Novosibirsk : Nauka, Siberian Branch, 1974. 173 pp. ; 22 cm.
Hardcover. Print run of 1,300 copies.
Binding very good: clean with minimal wear. Text block good: uniformly age-toned; pages complete.
A collected volume of 23 scholarly articles examining the formation, history, and social characteristics of the working class and peasantry in the national (indigenous ethnic minority) regions of Siberia during the Soviet period, covering principally Buryatia, Yakutia, Tuva, the Altai, the regions of Western and Eastern Siberia with significant indigenous populations, and Kamchatka. The studies span the 1920s through the early 1960s, addressing the creation of industrial cadres in regions without a prerevolutionary proletariat, the collectivization of nomadic, pastoral, and hunting economies of the indigenous peoples of Siberia, the development of light industry in Buryatia and gold-mining in Yakutia, the wartime working class of Western and Eastern Siberia, and the formation of a Soviet indigenous intelligentsia from worker and peasant backgrounds.
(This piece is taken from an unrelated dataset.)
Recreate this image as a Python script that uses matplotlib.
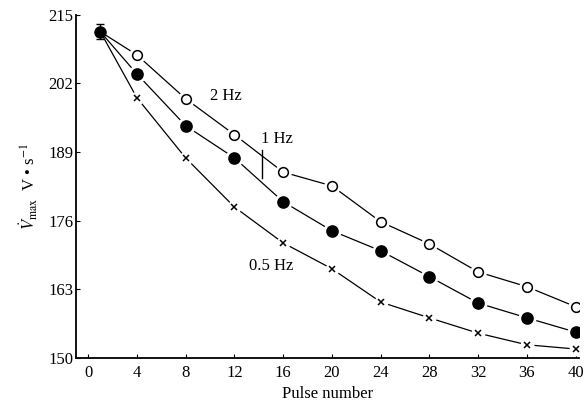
import matplotlib.pyplot as plt

# Pulse numbers and Vmax values
pulses = [1, 4, 8, 12, 16, 20, 24, 28, 32, 36, 40]
hz2 = [211.8, 207.4, 199.1, 192.3, 185.2, 182.6, 175.8, 171.6, 166.3, 163.5, 159.7]
hz1 = [211.8, 203.8, 194.0, 187.9, 179.6, 174.1, 170.3, 165.4, 160.4, 157.6, 154.9]
hz05 = [211.8, 199.3, 187.9, 178.6, 171.8, 166.9, 160.6, 157.6, 154.7, 152.5, 151.7]
start_err = 1.4

x_ticks = [0, 4, 8, 12, 16, 20, 24, 28, 32, 36, 40]
y_ticks = [150, 163, 176, 189, 202, 215]

plt.rcParams['font.family'] = ['Liberation Serif', 'DejaVu Serif']
plt.rcParams['mathtext.fontset'] = 'stix'

fig = plt.figure(figsize=(5.84, 4.11), dpi=100)
ax = fig.add_axes([0.130, 0.129, 0.862, 0.835])

# lines with a small white gap round each marker
for ys, mk, ms, fc in [(hz2, 'o', 7, 'white'), (hz1, 'o', 8, 'black'), (hz05, 'x', 5, 'black')]:
    ax.plot(pulses, ys, color='black', lw=0.9, zorder=2)
    ax.plot(pulses[1:], ys[1:], ls='none', marker='o', ms=ms + 4,
            mfc='white', mec='white', zorder=3)
    ax.plot(pulses[1:], ys[1:], ls='none', marker=mk, ms=ms,
            mfc=fc, mec='black', mew=1.1, zorder=4)

ax.errorbar(pulses[0], hz1[0], yerr=start_err, fmt='o', ms=8, color='black',
            capsize=3, elinewidth=1, zorder=5)

ax.text(10.0, 199.6, "2 Hz", fontsize=12, va='center')
ax.text(14.2, 191.5, "1 Hz", fontsize=12, va='center')
ax.plot([14.3, 14.3], [184.0, 189.4], color='black', lw=1)
ax.text(13.2, 167.5, "0.5 Hz", fontsize=12, va='center')

ax.set_xlim(-1, 40.3)
ax.set_ylim(150, 215)
ax.set_xticks(x_ticks)
ax.set_yticks(y_ticks)
ax.tick_params(direction='in', length=3, labelsize=12, colors='black')
ax.tick_params(axis='x', pad=5)
ax.tick_params(axis='y', pad=2)
ax.spines['top'].set_visible(False)
ax.spines['right'].set_visible(False)
ax.spines['left'].set_linewidth(1.3)
ax.spines['bottom'].set_linewidth(1.3)

ax.set_xlabel("Pulse number", fontsize=12, labelpad=4)
ax.set_ylabel(r"$\dot{V}_{\rm max}$  V • s$^{-1}$", fontsize=12, labelpad=6)

plt.savefig("out.png", dpi=100)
Several articles examine the transformation of "small peoples of the North" (Nanai, Itelmen, peoples of the Amur basin and Kamchatka) under Soviet nationalities policy. The responsible editor, Aleksei Pavlovich Okladnikov (1908-1981), was one of the most decorated Soviet scholars of the twentieth century: Academician of the USSR Academy of Sciences (1968), corresponding member of the British Academy (1973), laureate of the Stalin Prize (1950) and the State Prize of the USSR (1973), Hero of Socialist Labor (1978), and director of the Institute of History, Philology and Philosophy of the Siberian Branch from 1961 until his death. His role as the institutional and scholarly guarantor of the volume places it at the highest level of Soviet Siberian academic production. With a print run of only 1,300 copies, among the smallest for any Novosibirsk Nauka collected volume of this period, the book reached primarily specialist institutional collections and is rare in clean copies outside Russia.